▸ **What to do**:
Extract everything from the first line through the line with "plt.rcParams['font.family'] = ['Open", both ends included, except for any pictures.

▸ **Exercise input**:
☆ ☆ ☆ ☆ ☆

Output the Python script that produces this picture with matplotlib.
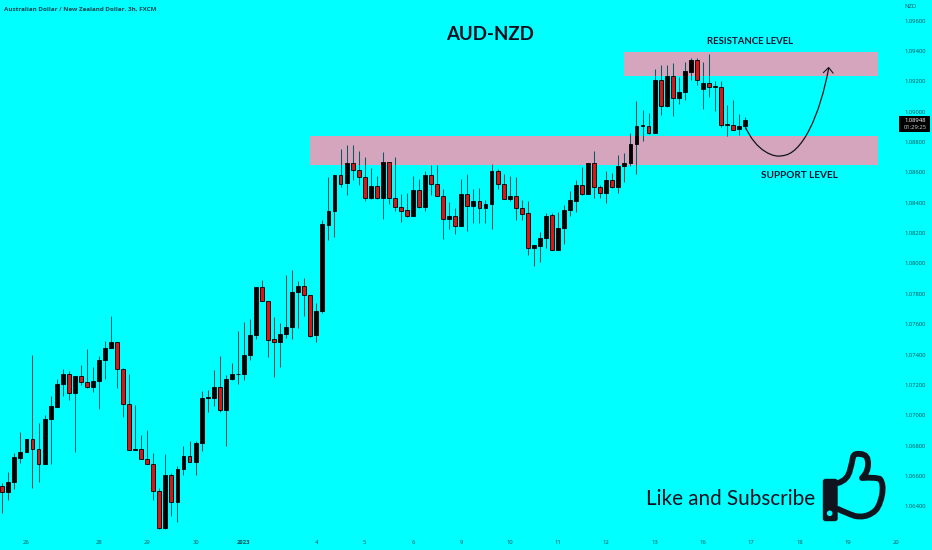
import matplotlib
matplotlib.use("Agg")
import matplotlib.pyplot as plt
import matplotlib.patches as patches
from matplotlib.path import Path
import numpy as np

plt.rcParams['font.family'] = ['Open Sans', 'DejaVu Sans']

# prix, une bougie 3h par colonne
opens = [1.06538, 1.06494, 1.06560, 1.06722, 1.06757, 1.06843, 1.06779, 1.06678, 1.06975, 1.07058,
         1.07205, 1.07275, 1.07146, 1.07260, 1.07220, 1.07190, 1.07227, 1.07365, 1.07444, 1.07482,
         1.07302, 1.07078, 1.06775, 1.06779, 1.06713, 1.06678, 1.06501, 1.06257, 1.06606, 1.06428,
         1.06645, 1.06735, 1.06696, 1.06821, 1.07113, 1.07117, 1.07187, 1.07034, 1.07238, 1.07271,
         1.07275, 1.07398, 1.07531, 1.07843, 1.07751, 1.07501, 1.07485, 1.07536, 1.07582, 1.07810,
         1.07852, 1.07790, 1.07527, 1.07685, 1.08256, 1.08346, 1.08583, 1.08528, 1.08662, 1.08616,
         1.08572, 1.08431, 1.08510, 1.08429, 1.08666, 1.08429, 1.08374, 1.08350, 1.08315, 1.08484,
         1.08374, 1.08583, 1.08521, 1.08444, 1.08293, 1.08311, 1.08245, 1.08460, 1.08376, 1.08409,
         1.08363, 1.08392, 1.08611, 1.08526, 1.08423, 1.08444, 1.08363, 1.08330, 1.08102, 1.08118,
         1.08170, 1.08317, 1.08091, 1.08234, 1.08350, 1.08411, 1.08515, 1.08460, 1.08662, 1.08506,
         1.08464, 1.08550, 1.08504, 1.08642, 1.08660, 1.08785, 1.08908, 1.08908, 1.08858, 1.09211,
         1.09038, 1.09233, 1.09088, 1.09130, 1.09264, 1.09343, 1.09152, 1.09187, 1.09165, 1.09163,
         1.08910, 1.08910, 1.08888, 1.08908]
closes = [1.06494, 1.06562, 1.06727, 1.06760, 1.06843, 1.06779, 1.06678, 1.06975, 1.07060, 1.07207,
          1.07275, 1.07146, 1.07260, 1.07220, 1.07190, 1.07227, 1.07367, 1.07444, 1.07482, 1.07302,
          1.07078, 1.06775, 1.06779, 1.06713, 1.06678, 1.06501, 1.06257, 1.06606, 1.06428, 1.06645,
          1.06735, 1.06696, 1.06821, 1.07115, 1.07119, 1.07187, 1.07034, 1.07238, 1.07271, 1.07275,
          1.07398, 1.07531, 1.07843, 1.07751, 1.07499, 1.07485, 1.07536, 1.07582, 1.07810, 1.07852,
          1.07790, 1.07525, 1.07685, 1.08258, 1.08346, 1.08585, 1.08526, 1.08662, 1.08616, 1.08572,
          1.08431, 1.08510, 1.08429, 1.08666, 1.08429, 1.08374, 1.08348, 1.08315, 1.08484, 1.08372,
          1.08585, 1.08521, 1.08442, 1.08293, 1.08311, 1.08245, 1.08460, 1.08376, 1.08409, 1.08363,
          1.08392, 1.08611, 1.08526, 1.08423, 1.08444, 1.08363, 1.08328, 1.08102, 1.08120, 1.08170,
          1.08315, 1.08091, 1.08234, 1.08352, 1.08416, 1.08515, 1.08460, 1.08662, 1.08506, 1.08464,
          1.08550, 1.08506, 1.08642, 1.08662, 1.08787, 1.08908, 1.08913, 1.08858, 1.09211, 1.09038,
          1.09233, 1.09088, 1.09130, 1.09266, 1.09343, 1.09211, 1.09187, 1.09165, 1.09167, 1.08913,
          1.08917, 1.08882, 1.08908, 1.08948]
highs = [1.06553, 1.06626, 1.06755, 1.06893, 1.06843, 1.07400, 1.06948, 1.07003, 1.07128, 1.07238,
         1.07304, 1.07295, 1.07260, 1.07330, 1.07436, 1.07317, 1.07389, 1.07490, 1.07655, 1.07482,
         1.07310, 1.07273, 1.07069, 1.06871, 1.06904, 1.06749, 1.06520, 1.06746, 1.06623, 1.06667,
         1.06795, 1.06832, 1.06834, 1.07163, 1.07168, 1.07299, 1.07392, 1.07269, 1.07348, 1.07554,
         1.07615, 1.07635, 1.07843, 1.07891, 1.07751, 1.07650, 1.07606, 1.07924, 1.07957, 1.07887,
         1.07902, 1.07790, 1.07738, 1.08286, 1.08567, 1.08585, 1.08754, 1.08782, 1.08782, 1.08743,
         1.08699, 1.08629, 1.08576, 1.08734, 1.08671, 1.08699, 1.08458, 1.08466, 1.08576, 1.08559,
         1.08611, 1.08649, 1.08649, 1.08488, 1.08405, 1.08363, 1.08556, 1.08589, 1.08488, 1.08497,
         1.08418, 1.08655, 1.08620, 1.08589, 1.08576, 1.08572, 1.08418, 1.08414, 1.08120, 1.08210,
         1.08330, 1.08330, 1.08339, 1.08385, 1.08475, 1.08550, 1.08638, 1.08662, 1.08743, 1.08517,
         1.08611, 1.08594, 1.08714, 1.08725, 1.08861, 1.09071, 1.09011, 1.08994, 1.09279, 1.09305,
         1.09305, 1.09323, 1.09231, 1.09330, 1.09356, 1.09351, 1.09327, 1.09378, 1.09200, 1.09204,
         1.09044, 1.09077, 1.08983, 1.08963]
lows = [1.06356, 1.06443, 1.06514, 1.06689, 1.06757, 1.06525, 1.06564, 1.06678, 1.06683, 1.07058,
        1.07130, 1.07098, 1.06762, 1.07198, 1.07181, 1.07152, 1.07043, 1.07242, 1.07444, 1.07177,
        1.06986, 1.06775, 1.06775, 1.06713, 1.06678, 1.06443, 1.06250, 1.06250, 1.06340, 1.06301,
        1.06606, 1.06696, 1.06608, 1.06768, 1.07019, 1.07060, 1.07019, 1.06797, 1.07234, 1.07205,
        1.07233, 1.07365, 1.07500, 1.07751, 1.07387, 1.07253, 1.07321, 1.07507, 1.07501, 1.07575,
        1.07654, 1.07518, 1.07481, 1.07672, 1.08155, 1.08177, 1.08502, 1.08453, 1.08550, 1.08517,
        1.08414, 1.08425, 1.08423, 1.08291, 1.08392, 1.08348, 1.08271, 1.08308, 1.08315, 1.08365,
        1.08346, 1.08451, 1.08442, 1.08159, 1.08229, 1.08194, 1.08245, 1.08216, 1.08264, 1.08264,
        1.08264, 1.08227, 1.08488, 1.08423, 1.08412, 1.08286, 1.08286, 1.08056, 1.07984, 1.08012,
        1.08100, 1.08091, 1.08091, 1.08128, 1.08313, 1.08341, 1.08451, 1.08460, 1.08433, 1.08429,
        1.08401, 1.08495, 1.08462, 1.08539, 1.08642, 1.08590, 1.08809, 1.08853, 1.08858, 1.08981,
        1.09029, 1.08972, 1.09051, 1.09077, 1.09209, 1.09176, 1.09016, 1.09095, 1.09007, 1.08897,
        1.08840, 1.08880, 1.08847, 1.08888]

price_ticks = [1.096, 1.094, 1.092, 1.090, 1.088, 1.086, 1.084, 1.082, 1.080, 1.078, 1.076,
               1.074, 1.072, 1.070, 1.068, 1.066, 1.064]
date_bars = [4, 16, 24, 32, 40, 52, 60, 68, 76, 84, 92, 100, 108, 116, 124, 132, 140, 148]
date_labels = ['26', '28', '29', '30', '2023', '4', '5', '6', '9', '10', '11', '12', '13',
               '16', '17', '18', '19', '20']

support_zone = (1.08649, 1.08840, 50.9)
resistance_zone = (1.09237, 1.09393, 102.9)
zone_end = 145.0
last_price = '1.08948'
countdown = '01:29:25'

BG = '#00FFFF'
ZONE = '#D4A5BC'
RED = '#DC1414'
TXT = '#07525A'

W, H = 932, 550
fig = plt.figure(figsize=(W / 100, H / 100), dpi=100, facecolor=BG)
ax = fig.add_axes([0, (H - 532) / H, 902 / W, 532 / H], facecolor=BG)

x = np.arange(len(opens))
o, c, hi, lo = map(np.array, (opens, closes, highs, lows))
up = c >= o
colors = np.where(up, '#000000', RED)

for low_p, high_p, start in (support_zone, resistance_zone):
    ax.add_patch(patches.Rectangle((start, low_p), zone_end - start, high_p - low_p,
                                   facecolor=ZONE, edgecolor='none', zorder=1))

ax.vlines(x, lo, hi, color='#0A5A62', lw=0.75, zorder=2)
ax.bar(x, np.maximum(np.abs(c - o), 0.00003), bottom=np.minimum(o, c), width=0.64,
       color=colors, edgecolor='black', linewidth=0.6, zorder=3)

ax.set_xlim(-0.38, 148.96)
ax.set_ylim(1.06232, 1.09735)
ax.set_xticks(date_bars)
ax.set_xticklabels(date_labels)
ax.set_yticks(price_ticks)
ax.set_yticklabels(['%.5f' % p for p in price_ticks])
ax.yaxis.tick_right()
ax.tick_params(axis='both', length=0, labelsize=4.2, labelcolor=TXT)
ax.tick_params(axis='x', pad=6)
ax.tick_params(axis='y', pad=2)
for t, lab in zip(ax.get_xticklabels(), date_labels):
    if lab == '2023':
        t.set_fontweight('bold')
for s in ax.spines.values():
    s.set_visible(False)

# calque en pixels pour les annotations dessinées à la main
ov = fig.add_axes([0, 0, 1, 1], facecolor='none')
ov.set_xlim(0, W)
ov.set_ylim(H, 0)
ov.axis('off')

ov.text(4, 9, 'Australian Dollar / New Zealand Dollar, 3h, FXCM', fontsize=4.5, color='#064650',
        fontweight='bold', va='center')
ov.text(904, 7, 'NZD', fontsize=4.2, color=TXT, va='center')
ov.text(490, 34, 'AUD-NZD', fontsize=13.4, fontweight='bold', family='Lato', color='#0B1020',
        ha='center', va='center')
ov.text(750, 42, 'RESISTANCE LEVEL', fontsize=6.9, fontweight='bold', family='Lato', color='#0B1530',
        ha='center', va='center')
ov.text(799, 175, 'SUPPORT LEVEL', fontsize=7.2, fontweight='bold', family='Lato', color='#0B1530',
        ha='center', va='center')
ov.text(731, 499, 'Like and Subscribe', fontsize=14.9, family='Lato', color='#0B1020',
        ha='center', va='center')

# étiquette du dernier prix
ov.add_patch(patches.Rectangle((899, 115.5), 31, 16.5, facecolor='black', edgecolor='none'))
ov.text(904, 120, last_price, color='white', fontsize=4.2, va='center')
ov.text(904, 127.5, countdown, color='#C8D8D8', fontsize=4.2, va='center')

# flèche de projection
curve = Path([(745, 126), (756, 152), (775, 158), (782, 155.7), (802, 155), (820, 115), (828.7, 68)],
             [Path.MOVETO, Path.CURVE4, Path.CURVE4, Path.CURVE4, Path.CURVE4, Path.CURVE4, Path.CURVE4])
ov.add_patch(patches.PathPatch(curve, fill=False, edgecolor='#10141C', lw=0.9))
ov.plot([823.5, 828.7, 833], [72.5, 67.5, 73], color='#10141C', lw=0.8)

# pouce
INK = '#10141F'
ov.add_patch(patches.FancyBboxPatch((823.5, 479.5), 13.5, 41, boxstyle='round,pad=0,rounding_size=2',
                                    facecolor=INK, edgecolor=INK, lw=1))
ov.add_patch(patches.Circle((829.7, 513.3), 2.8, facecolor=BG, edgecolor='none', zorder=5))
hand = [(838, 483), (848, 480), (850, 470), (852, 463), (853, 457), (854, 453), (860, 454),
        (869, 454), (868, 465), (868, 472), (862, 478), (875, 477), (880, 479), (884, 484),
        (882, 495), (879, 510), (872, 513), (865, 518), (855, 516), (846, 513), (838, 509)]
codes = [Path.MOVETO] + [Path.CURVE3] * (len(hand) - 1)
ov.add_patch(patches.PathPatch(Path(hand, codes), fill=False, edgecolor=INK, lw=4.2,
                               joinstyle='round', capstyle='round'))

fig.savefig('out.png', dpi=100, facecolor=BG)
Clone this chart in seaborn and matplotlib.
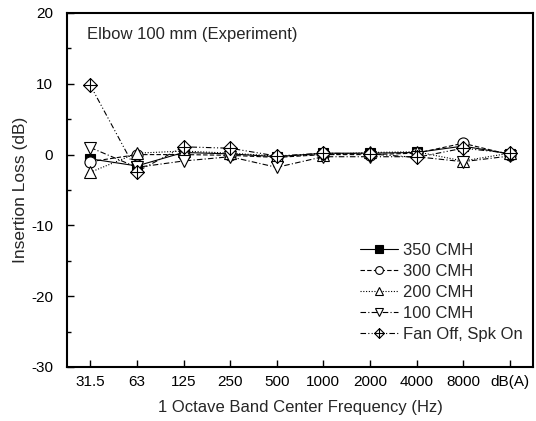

☆ ☆ ☆ ☆ ☆

▸ **Complete response**:
Output the Python script that produces this picture with matplotlib.
import matplotlib
matplotlib.use("Agg")
import matplotlib.pyplot as plt
import matplotlib.patches as patches
from matplotlib.path import Path
import numpy as np

plt.rcParams['font.family'] = ['Open Sans', 'DejaVu Sans']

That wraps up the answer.